Charts and diagrams as code:
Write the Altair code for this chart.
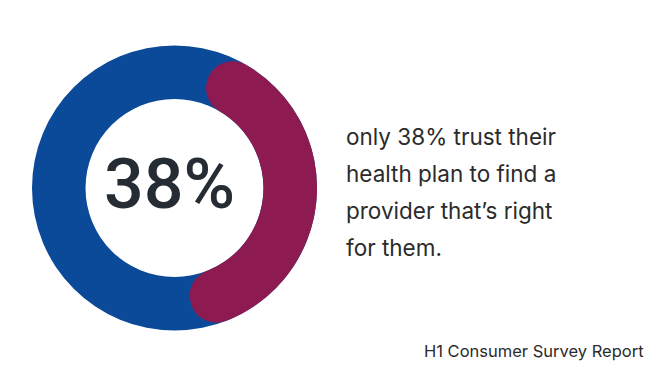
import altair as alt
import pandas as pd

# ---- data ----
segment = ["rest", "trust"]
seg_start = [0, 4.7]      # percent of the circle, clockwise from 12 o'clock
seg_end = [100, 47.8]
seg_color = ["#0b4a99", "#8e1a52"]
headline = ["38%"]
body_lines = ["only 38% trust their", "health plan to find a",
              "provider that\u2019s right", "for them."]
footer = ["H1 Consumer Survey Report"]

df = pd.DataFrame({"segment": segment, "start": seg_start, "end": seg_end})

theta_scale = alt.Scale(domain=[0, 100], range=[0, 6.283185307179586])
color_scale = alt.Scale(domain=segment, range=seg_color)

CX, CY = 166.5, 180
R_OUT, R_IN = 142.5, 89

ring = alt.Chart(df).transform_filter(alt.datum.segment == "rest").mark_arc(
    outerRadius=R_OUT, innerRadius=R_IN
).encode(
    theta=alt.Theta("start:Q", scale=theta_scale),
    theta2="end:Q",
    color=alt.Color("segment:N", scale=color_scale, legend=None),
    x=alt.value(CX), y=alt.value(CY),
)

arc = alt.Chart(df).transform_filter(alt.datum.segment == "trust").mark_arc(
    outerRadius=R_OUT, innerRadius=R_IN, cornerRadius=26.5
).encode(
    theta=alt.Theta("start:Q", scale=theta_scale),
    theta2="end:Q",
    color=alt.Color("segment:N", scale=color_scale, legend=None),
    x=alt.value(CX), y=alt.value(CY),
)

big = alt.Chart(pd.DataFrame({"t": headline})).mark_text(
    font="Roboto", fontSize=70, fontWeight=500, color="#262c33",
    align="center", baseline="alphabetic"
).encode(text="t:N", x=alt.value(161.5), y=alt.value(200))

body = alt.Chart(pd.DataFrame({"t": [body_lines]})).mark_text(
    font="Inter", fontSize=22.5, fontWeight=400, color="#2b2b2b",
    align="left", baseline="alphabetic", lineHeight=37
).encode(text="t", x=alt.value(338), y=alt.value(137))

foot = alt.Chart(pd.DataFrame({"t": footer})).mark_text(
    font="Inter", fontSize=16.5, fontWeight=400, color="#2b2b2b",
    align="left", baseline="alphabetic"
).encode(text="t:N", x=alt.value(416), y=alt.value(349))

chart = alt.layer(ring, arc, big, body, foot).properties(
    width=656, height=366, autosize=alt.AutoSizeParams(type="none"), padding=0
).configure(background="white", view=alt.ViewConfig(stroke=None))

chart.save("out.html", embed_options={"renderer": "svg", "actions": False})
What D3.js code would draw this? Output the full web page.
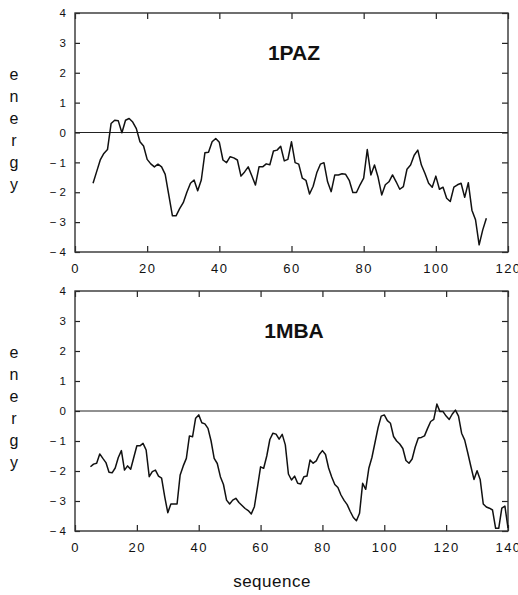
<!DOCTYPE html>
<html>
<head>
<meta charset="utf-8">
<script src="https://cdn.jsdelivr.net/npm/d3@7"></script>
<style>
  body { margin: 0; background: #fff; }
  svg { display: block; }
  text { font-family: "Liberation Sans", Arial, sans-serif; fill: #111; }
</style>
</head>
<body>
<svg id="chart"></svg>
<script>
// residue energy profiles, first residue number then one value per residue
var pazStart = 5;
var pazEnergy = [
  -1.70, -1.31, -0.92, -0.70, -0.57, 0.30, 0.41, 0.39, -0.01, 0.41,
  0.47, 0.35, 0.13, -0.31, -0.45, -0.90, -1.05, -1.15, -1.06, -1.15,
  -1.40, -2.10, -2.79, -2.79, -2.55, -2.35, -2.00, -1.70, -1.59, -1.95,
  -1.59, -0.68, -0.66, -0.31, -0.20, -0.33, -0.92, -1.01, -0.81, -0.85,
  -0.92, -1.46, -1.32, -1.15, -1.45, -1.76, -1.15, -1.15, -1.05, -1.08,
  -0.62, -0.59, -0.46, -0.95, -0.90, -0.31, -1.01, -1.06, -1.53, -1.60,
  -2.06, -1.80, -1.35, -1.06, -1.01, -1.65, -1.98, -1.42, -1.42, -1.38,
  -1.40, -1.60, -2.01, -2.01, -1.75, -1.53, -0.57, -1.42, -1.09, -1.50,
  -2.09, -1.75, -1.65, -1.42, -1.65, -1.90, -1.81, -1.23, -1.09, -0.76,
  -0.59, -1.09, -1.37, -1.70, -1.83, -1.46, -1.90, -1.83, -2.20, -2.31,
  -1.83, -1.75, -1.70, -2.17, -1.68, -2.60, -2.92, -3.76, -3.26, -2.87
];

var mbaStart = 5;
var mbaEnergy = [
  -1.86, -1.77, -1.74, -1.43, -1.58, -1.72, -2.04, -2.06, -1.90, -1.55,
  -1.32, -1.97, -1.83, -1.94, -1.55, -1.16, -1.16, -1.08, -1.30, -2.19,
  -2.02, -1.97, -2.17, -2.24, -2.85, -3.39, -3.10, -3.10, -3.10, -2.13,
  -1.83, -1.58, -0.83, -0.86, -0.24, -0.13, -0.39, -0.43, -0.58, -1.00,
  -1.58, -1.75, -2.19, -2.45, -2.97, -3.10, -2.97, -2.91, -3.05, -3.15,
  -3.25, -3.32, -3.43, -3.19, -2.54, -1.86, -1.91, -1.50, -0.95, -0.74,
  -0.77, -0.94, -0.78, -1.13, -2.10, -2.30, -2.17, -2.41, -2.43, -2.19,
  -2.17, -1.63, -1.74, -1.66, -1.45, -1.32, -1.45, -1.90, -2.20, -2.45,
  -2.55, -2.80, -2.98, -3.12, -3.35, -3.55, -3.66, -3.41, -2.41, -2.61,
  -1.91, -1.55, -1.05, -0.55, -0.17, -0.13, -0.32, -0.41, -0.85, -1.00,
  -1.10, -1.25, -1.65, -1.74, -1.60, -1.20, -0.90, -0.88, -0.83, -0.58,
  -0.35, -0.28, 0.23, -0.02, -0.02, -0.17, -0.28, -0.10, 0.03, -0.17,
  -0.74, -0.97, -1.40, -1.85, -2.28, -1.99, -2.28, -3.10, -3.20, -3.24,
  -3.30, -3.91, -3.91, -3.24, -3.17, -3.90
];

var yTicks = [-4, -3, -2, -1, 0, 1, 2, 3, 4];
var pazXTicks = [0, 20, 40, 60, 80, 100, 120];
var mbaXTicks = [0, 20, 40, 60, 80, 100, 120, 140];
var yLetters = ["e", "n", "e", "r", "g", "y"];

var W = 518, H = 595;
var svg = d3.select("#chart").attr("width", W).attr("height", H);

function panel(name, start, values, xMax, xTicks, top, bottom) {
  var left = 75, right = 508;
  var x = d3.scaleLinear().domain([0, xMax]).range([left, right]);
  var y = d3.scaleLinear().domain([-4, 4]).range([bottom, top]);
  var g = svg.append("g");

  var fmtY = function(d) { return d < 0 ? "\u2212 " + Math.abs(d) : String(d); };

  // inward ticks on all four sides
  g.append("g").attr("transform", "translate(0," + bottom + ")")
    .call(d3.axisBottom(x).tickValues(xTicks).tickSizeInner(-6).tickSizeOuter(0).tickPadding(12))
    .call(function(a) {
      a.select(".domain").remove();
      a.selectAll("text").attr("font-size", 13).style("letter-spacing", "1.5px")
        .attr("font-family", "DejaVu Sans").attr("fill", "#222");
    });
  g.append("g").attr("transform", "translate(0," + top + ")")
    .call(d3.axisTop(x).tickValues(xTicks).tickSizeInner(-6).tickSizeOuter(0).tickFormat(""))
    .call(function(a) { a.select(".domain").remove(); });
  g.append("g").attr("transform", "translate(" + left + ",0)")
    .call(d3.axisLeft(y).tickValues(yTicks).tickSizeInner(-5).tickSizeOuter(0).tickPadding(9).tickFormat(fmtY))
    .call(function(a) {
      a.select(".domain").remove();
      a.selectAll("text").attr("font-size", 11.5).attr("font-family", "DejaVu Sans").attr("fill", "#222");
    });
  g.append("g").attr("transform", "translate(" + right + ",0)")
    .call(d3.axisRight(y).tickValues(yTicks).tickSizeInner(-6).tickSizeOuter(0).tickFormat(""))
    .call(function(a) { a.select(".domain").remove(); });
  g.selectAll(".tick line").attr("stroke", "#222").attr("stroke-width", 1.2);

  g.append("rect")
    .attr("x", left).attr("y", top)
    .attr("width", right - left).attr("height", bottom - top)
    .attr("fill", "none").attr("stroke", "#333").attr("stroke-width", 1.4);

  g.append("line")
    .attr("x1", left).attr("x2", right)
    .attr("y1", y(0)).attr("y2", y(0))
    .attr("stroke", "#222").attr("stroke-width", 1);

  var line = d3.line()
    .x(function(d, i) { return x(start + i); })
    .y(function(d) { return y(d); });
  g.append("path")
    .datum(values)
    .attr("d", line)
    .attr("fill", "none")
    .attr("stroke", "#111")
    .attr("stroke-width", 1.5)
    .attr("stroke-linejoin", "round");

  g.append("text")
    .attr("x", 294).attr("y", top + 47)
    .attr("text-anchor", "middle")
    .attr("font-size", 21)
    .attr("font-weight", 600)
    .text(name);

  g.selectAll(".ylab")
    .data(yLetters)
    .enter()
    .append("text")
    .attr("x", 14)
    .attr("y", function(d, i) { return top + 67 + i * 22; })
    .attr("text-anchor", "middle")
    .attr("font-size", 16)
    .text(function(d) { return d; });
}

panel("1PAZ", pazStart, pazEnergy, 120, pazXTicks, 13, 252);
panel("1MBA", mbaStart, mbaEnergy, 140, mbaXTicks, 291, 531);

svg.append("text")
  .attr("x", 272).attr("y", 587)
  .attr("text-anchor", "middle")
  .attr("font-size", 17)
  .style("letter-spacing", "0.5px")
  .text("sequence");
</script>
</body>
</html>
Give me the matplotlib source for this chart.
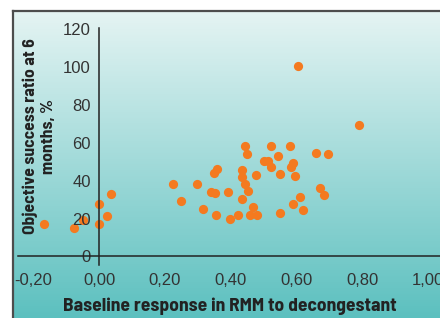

**Directions:** List every line in the records above that contains the word "this".

**Exercise output:**
Write the Altair code for this chart.
What D3.js code would draw this? Output the full web page.
Give me the matplotlib source for this chart.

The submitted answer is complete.